Betroffenes Schweigen für einen Moment - »Sorry«, sagt schließlich jemand und es klickt in der Verbindung, Freizeichen jetzt. Wie kurz und glatt dieses Wort doch von anglikanischer Zunge geht, zum dutzendfachen Gebrauch täglich prädestiniert. Müde seufze ich und drücke die Wiederwahltaste: Wahrscheinlich muss man sich freuen, wenn es nur die NSA ist und nicht auch noch der BND. Aber vielleicht sind die Kollegen dort auch schlicht stiller weil eingeschlafen.

»Willkommen beim Buchungsservice der PrimAct AG – der Schnittstelle für Integration und Kommunikation. Wir bringen Politik und Wirtschaft zusammen«, säuselt eine professionelle Frauenstimme, offenbar eine Bandansage. »Möchten Sie an einem unserer Wellness-Wochenenden teilnehmen? Dann nennen Sie bitte Ihren persönlichen Gutscheincode. Sie finden ihn unten links auf Ihrer persönlichen Einladung.« Endlich begreife ich, dass ein vollautomatisierter Telefonservice natürlich die Hemmschwelle für Neukunden senkt: Niemand muss einem realen Menschen in möglichst wohlgesetzten Worten darlegen, dass er Interesse an Vergünstigungen hat, die bei niederen Beamten unter Bestechung fallen. Gibt einem auch wieder das beruhigende Gefühl, letztlich nur dasselbe zu tun wie alle.

Sobald ich den Code vollständig vorgelesen habe, klickt die Weiterschaltung: »Nennen Sie nun den Termin, an dem Sie eines unserer Wellness-Wochenenden besuchen möchten. Beachten Sie dabei bitte, dass unser Serviceangebot samstags um 13.00 Uhr beginnt und sonntags um 14.30 endet. Leider können Sie zu unseren Veranstaltungen niemanden mitbringen, sie stehen ausschließlich verdienten Mitarbeitern des Parlaments und der Regierung offen. Im Interesse angeregter Gespräche werden je nach Zusammensetzung der Teilnehmergruppe jedoch Vertreter der Wirtschaft hinzugeladen. Bitte nennen Sie jetzt Ihren Wunschtermin.« Blicke mich noch einmal kurz in meiner Wüstenei um. Dann nenne ich das kommende Wochenende, Herz schweig stille.
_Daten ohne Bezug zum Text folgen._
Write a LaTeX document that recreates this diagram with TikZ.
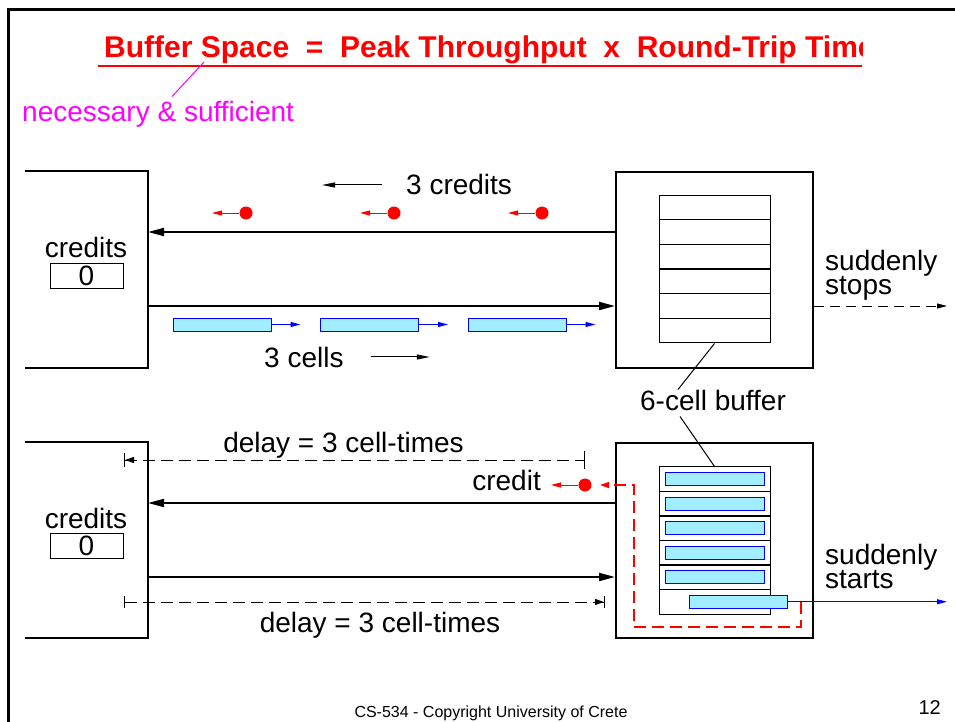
\documentclass[tikz,border=0pt]{standalone}
\usepackage{fontspec}
\setmainfont{Liberation Sans}
\usetikzlibrary{arrows.meta,positioning}

\definecolor{cellcyan}{RGB}{160,238,255}
\definecolor{notepink}{RGB}{255,0,255}
\newcommand{\bodyfont}{\fontsize{28}{24}\selectfont}

\tikzset{
  frame/.style={line width=2pt},
  bigbox/.style={draw, line width=2pt, minimum width=197pt, minimum height=196pt, inner sep=0pt},
  slot/.style={draw, line width=1pt, minimum width=111pt, minimum height=24.6pt, inner sep=0pt},
  cell/.style={draw=blue, fill=cellcyan, line width=1pt, minimum width=98pt, minimum height=13pt, inner sep=0pt},
  counter/.style={draw, line width=1pt, minimum width=73pt, minimum height=25pt, inner sep=0pt, font=\bodyfont},
  token/.style={circle, fill=red, minimum size=13pt, inner sep=0pt},
  link/.style={line width=2pt, -{Triangle[length=16pt,width=8pt]}},
  tiny/.style={line width=1pt, -{Triangle[length=10pt,width=5pt]}},
  dly/.style={line width=1pt, dash pattern=on 12pt off 6pt},
  txt/.style={inner sep=0pt, font=\bodyfont},
}

\begin{document}
\begin{tikzpicture}[x=1pt, y=-1pt]
  \useasboundingbox (0,0) rectangle (955,722);

  % slide frame and title
  \draw[line width=3pt] (8,722) -- (8,10) -- (955,10);
  \begin{scope}
    \clip (0,0) rectangle (862,722);
    \node[txt, anchor=base west, text=red, font=\fontsize{30}{32}\selectfont\bfseries] (title) at (104,58)
      {Buffer Space~~=~~Peak Throughput~~x~~Round-Trip Time};
  \end{scope}
  \draw[red, line width=1.5pt] (98,66) -- (862,66);
  \node[txt, anchor=base west, text=notepink] (note) at (22,122) {necessary \& sufficient};
  \draw[notepink, line width=1pt] ([shift={(150,-5)}]note.north west) -- ([shift={(100,4)}]title.base west);

  % --- upper case: buffer full, credits returning
  \draw[frame] (25,171) -- (148,171) -- (148,368) -- (25,368);
  \node[txt, anchor=base] (lab1) at (86,257) {credits};
  \node[counter] (cnt1) at (86.5,275.5) {0};
  \node[bigbox] (sw1) at (714.5,270) {};
  \foreach \j in {1,...,6}
    \node[slot] (s1\j) at (714.5,{195+24.67*(\j-0.5)}) {};

  \coordinate (l1a) at (148,232);
  \coordinate (l1b) at (148,306);
  \draw[link] (sw1.west |- l1a) -- (l1a);
  \draw[link] (l1b) -- (sw1.west |- l1b);

  \foreach \i/\x in {1/246,2/394,3/542} {
    \node[token] (t\i) at (\x,213) {};
    \coordinate (t\i e) at (\x-34,213);
    \draw[tiny, red] (t\i) -- (t\i e);
  }
  \node[txt, anchor=base west] (crl) at (406,195) {3 credits};
  \coordinate[left=24pt of crl] (cra);
  \coordinate[left=60pt of cra] (crb);
  \draw[line width=1pt, -{Triangle[length=13pt,width=5pt]}] (cra) -- (crb);

  \foreach \i/\x in {1/222,2/369.5,3/517} {
    \node[cell] (c\i) at (\x,324.5) {};
    \coordinate[right=29pt of c\i] (c\i e);
    \draw[tiny, blue] (c\i) -- (c\i e);
  }
  \node[txt, anchor=base west] (cel) at (264,367) {3 cells};
  \coordinate[right=27pt of cel] (cla);
  \coordinate[right=59pt of cla] (clb);
  \draw[line width=1pt, -{Triangle[length=13pt,width=5pt]}] (cla) -- (clb);

  \coordinate (so) at (947,306);
  \draw[line width=1pt, dash pattern=on 10pt off 6pt, -{Triangle[length=10pt,width=5pt]}] (sw1.east |- so) -- (so);
  \node[txt, anchor=base west, align=left] (stp) at (825,294) {suddenly\\stops};

  \node[txt, anchor=base] (bl) at (713,410) {6-cell buffer};
  \draw[line width=1pt] (s16.south) -- ([xshift=-35pt]bl.north);

  % --- lower case: buffer drains, one credit sent back
  \draw[frame] (25,442) -- (148,442) -- (148,638) -- (25,638);
  \node[txt, anchor=base] (lab2) at (86,528) {credits};
  \node[counter] (cnt2) at (86.5,546) {0};
  \node[bigbox, minimum height=195pt] (sw2) at (714.5,540.5) {};
  \foreach \j in {1,...,6}
    \node[slot] (s2\j) at (714.5,{467+24.5*(\j-0.5)}) {};
  \foreach \j in {1,...,5}
    \node[cell, minimum width=99pt] (b\j) at (s2\j) {};
  \node[cell] (b6) at ([xshift=24pt]s26.center) {};
  \draw[line width=1pt] ([xshift=-33pt,yshift=-6pt]bl.south) -- (s21.north);

  \coordinate (go) at (947,602);
  \draw[tiny, blue] (b6) -- (b6 -| go);
  \node[txt, anchor=base west, align=left] (sta) at (825,588) {suddenly\\starts};

  \coordinate (l2a) at (148,503);
  \coordinate (l2b) at (148,577);
  \draw[link] (sw2.west |- l2a) -- (l2a);
  \draw[link] (l2b) -- (sw2.west |- l2b);

  \coordinate (d1a) at (124,460);
  \coordinate (d1b) at (585,460);
  \draw[dly, {Bar[width=14pt]Triangle[length=9pt,width=6pt]}-{Bar[width=18pt]}] (d1a) -- (d1b);
  \node[txt, anchor=base] (dt1) at (343.5,452) {delay = 3 cell-times};
  \coordinate (d2a) at (124,602);
  \coordinate (d2b) at (605,602);
  \draw[dly, {Bar[width=12pt]}-{Triangle[length=9pt,width=6pt]Bar[width=12pt]}] (d2a) -- (d2b);
  \node[txt, anchor=base] (dt2) at (380,632) {delay = 3 cell-times};

  \node[token] (tk) at (585,485) {};
  \coordinate (tke) at (551,485);
  \draw[tiny, red] (tk) -- (tke);
  \node[txt, anchor=base east] (crd) at (541,490) {credit};
  \coordinate (rr) at (801,602);
  \coordinate (rt) at (600,485);
  \draw[red, dly, line width=1.4pt, -{Triangle[length=9pt,width=6pt]}] (rr) |- (634,627) |- (rt);

  % footer
  \node[txt, anchor=base, font=\fontsize{16}{18}\selectfont] (foot) at (491,717) {CS-534 - Copyright University of Crete};
  \node[txt, anchor=base east, font=\fontsize{20}{22}\selectfont] (pg) at (941,714) {12};
\end{tikzpicture}
\end{document}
»Anhand Ihres personalisierten Gutscheincodes werden wir Ihnen morgen eine Bestätigung Ihrer Buchung zukommen lassen. Die Kosten Ihrer An- und Abreise werden natürlich von uns übernommen. Wir danken Ihnen für Ihr Interesse an unserem Angebot und wünschen Ihnen schon jetzt eine entspannende und erholsame Zeit: Sie haben es sich verdient.«

Damit wird die Verbindung, wiederum vollautomatisch, getrennt und lässt mich heillos aufgewühlt zurück.